I’m generally not a scotch drinker, but when invited to a tasting for The Macallan I couldn’t resist. If there is one scotch I would not mind sipping it is The Macallan (18-year over ice, please). So last night, I enlisted a couple friends/virgin scotch drinkers to join me at Studio 450 in Manhattan where we were treated to a few slices of manly deliciousness (read: hot waiters) and a quick lesson about this so-called “water of life.” The Macallan brand ambassador, Graeme Russell, gave an informative, yet still very fun, presentation on the history of this Speyside single malt and also led us through a tasting of The Macallan 12-, 15-, 17-, and 18-year.

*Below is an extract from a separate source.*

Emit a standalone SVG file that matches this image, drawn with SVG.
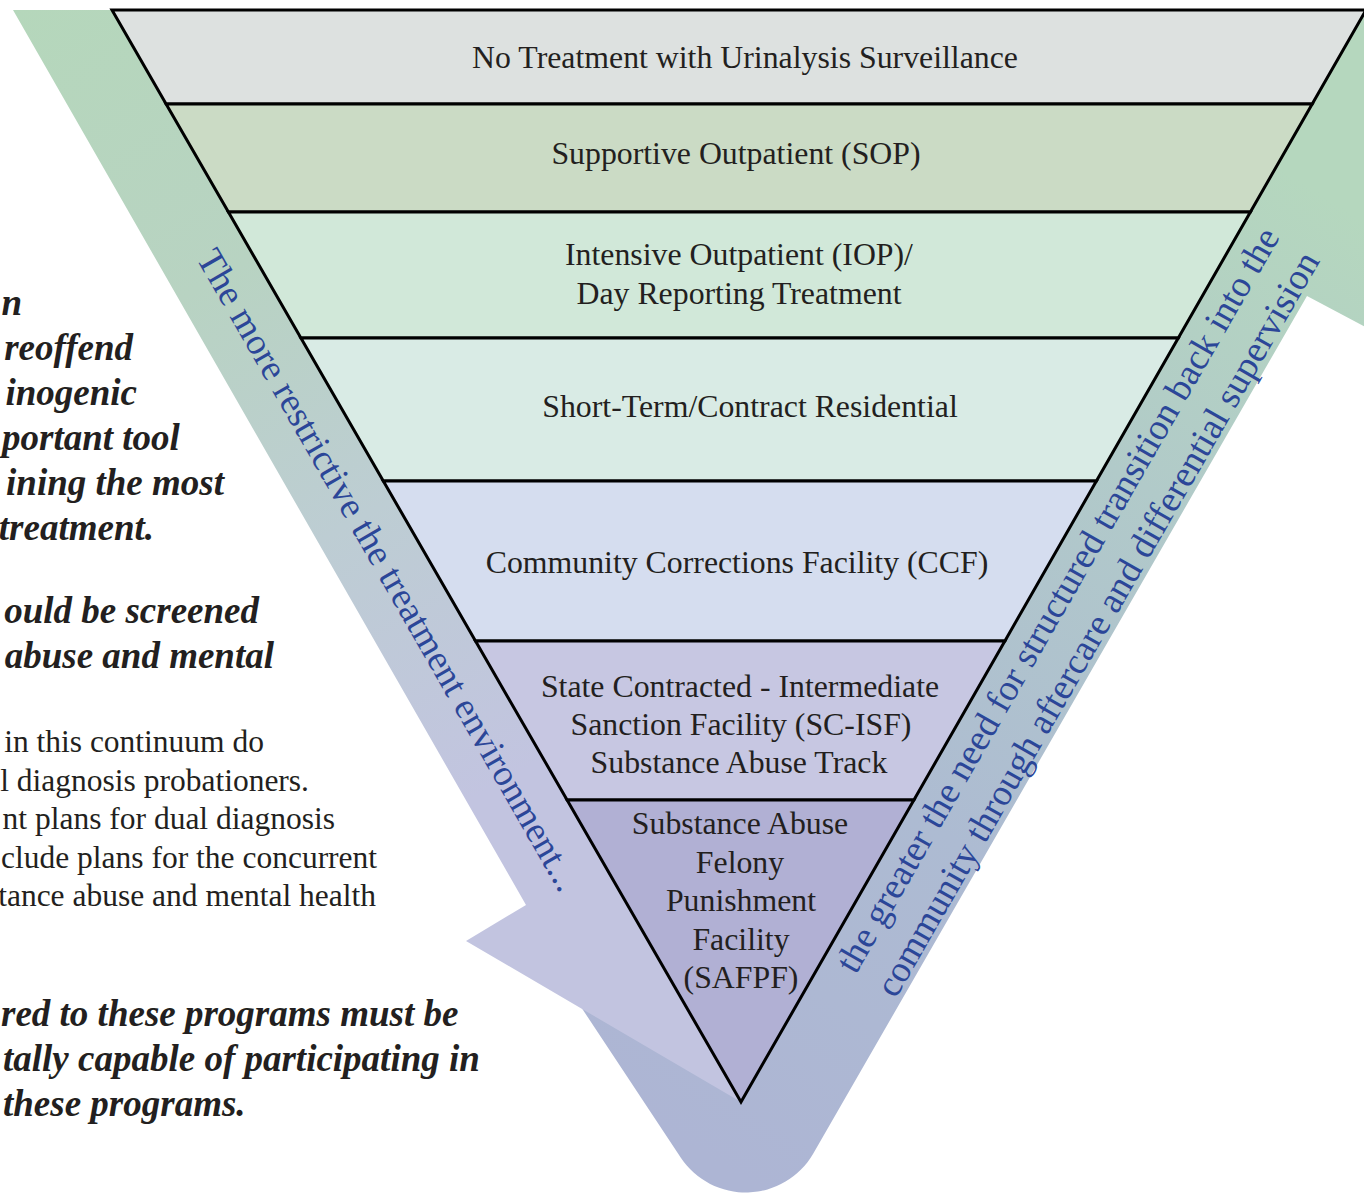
<svg xmlns="http://www.w3.org/2000/svg" width="1364" height="1194" viewBox="0 0 1364 1194">
  <defs>
    <linearGradient id="gradDown" gradientUnits="userSpaceOnUse" x1="13" y1="10" x2="560" y2="980">
      <stop offset="0" stop-color="#b5d7bb"/>
      <stop offset="0.3" stop-color="#b8d3c2"/>
      <stop offset="0.55" stop-color="#bdcdd3"/>
      <stop offset="0.82" stop-color="#c2c4e0"/>
      <stop offset="1" stop-color="#c2c4e0"/>
    </linearGradient>
    <linearGradient id="gradUp" gradientUnits="userSpaceOnUse" x1="760" y1="1190" x2="1364" y2="220">
      <stop offset="0" stop-color="#adb5d4"/>
      <stop offset="0.35" stop-color="#adbbd2"/>
      <stop offset="0.7" stop-color="#b1cac9"/>
      <stop offset="1" stop-color="#b5d7be"/>
    </linearGradient>
    <style>
      .tier { stroke: #000; stroke-width: 3; stroke-linejoin: miter; }
      .label { font-family: "Liberation Serif", "Times New Roman", serif; font-size: 31.8px; fill: #231f20; text-anchor: middle; }
      .side { font-family: "Liberation Serif", "Times New Roman", serif; font-size: 37px; fill: #2b4698; text-anchor: middle; }
      .note { font-family: "Liberation Serif", "Times New Roman", serif; font-size: 31.5px; fill: #231f20; text-anchor: end; }
      .noteb { font-family: "Liberation Serif", "Times New Roman", serif; font-size: 37px; font-weight: bold; font-style: italic; fill: #231f20; text-anchor: end; }
      .flush { text-anchor: start; }
    </style>
  </defs>

  <!-- Side notes (the column continues past the left edge) -->
  <g id="notes">
    <text class="noteb" x="22" y="315">n</text>
    <text class="noteb" x="133" y="360">reoffend</text>
    <text class="noteb" x="137" y="405">inogenic</text>
    <text class="noteb flush" x="2" y="450">portant tool</text>
    <text class="noteb" x="224" y="495">ining the most</text>
    <text class="noteb" x="154" y="540">treatment.</text>
    <text class="noteb" x="259" y="623">ould be screened</text>
    <text class="noteb" x="274" y="668">abuse and mental</text>
    <text class="note" x="264" y="752">in this continuum do</text>
    <text class="note" x="309" y="791">l diagnosis probationers.</text>
    <text class="note" x="335" y="829">nt plans for dual diagnosis</text>
    <text class="note flush" x="1" y="868">clude plans for the concurrent</text>
    <text class="note" x="376" y="906">tance abuse and mental health</text>
    <text class="noteb flush" x="1" y="1026">red to these programs must be</text>
    <text class="noteb flush" x="3" y="1071">tally capable of participating in</text>
    <text class="noteb flush" x="3" y="1116">these programs.</text>
  </g>

  <!-- Flow bands: down the left side, round the bottom and back up the right -->
  <g id="connectors">
    <path id="band-up" fill="url(#gradUp)" d="M1307,296 L1420,356 L1420,12 L1300,12 L741,1000 L600,900 L540,945 L681,1158 A78,78 0 0 0 813,1154 Z"/>
    <path id="band-down" fill="url(#gradDown)" d="M13,10 L400,10 L741,1102 L466,941 L526,905 Z"/>
  </g>

  <!-- Treatment continuum tiers -->
  <g id="tier-1">
    <polygon class="tier" fill="#dde1e0" points="112,10 1366,10 1312.2,104 166.1,104"/>
    <text class="label" x="745" y="68">No Treatment with Urinalysis Surveillance</text>
  </g>
  <g id="tier-2">
    <polygon class="tier" fill="#cbdbc5" points="166.1,104 1312.2,104 1250.4,212 228.4,212"/>
    <text class="label" x="736" y="164">Supportive Outpatient (SOP)</text>
  </g>
  <g id="tier-3">
    <polygon class="tier" fill="#d1e8d9" points="228.4,212 1250.4,212 1178.3,338 300.9,338"/>
    <text class="label" x="739" y="265">Intensive Outpatient (IOP)/</text>
    <text class="label" x="739" y="304">Day Reporting Treatment</text>
  </g>
  <g id="tier-4">
    <polygon class="tier" fill="#d9ebe5" points="300.9,338 1178.3,338 1096.4,481 383.3,481"/>
    <text class="label" x="750" y="417">Short-Term/Contract Residential</text>
  </g>
  <g id="tier-5">
    <polygon class="tier" fill="#d5ddef" points="383.3,481 1096.4,481 1004.9,641 475.5,641"/>
    <text class="label" x="737" y="573">Community Corrections Facility (CCF)</text>
  </g>
  <g id="tier-6">
    <polygon class="tier" fill="#c7c7e2" points="475.5,641 1004.9,641 913.9,800 567.1,800"/>
    <text class="label" x="740" y="697">State Contracted - Intermediate</text>
    <text class="label" x="741" y="735">Sanction Facility (SC-ISF)</text>
    <text class="label" x="739" y="773">Substance Abuse Track</text>
  </g>
  <g id="tier-7">
    <polygon class="tier" fill="#b1b0d4" points="567.1,800 913.9,800 741,1102"/>
    <text class="label" x="740" y="834">Substance Abuse</text>
    <text class="label" x="740" y="873">Felony</text>
    <text class="label" x="741" y="911">Punishment</text>
    <text class="label" x="741" y="950">Facility</text>
    <text class="label" x="741" y="988">(SAFPF)</text>
  </g>

  <!-- Band captions -->
  <g id="captions">
    <text class="side" transform="translate(378,576) rotate(60.2)" textLength="733" lengthAdjust="spacing">The more restrictive the treatment environment...</text>
    <text class="side" transform="translate(1068,606) rotate(-60.1)" textLength="852" lengthAdjust="spacing">the greater the need for structured transition back into the</text>
    <text class="side" transform="translate(1108,630) rotate(-60.1)" textLength="852" lengthAdjust="spacing">community through aftercare and differential supervision</text>
  </g>
</svg>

But perhaps the best part of the night was learning how to toast in Scottish. I’ve often seen the word Slainte but never knew how to pronounce. You raise your glass and you go “Slanzh!” or “Slanj!” So much fun. I think I even like it better than salut (just don’t tell my Italian fam that). Oh yeah, the cocktail: if you are new to scotch, try adding a splash of ginger ale to The Macallan 10-year, or try this:

The Highland Honey Julep
2 shots of The Macallan Fine Oak
1 tsp. Scottish heather honey
5 mint leaves
Mint sprig

Warm honey and put it in the glass, add one shot of The Macallan Fine Oak and stir until honey is dissolved, half fill glass with crushed or cracked ice. Add remaining shot of The Macallan Fine Oak and the mint leaves, stir for 15 seconds. Fill glass to the top with crushed or cracked ice and garnish with mint sprig.